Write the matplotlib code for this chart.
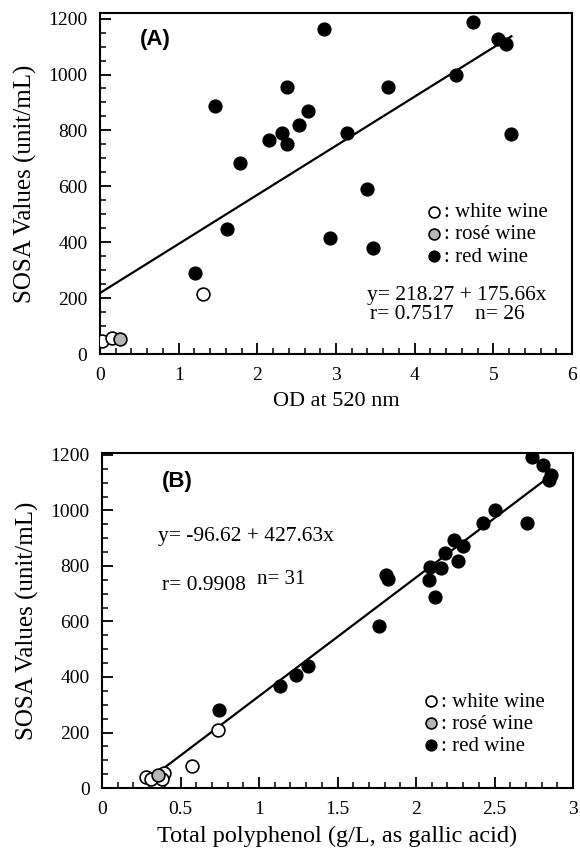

---

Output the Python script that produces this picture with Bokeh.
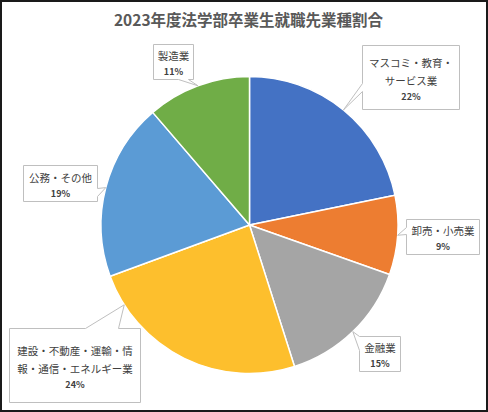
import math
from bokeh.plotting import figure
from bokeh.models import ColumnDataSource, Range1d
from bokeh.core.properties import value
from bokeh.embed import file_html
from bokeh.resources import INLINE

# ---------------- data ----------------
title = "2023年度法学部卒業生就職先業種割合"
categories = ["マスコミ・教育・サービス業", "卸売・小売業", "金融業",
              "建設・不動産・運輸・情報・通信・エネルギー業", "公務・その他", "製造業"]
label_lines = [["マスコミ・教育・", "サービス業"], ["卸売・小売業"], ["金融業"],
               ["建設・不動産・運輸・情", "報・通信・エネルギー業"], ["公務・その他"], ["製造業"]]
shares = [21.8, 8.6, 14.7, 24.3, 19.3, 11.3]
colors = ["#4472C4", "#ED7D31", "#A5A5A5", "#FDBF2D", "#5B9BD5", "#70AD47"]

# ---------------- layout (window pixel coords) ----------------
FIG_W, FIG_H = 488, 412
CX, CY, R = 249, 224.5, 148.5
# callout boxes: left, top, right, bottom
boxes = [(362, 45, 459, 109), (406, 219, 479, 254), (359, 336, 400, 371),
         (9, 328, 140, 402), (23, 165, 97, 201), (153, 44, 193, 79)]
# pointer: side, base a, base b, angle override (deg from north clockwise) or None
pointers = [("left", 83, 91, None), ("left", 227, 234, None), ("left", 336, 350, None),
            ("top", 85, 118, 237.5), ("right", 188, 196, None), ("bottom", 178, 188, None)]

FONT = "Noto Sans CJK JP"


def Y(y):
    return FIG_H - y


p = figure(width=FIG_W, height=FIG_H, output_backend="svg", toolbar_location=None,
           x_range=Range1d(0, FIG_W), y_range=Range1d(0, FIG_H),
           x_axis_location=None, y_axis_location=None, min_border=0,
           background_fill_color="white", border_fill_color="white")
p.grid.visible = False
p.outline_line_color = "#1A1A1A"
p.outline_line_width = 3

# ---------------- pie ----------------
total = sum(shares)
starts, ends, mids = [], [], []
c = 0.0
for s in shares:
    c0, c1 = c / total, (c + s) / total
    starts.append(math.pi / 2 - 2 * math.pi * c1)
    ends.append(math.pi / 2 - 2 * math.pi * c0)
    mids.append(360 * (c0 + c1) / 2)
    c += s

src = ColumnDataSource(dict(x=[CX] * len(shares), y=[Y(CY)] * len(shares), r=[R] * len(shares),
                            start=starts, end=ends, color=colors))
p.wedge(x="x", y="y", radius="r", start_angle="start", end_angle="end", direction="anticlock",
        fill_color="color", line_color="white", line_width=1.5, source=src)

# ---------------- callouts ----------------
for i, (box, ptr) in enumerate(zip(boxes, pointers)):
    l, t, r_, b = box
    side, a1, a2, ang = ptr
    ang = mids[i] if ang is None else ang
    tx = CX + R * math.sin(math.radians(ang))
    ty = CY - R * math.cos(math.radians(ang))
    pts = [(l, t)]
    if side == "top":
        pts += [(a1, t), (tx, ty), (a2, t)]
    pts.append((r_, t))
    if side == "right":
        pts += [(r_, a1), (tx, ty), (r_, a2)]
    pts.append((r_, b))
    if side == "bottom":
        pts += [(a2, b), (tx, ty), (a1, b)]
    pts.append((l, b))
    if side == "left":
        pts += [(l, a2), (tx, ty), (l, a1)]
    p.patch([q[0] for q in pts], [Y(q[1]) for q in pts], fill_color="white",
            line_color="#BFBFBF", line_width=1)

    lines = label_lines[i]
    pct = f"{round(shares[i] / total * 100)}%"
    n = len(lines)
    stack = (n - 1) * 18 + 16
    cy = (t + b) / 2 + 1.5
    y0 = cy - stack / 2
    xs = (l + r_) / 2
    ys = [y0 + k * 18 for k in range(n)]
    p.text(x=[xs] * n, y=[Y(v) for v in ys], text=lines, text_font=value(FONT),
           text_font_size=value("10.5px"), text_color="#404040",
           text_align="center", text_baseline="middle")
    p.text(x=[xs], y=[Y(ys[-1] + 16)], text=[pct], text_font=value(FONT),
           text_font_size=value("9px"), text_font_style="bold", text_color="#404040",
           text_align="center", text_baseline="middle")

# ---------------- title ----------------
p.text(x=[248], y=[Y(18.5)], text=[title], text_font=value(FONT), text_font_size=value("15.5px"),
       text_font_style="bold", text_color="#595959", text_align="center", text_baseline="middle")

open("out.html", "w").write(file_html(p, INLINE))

## GIVEN REQUEST
Copy, exactly as they stand, the lines from the one that holds "Output the Python" to the one that holds "from bokeh.resources import INLINE", both included, and drop every picture.

## THE OUTPUT
Output the Python script that produces this picture with Bokeh.
import math
from bokeh.plotting import figure
from bokeh.models import ColumnDataSource, Range1d
from bokeh.core.properties import value
from bokeh.embed import file_html
from bokeh.resources import INLINE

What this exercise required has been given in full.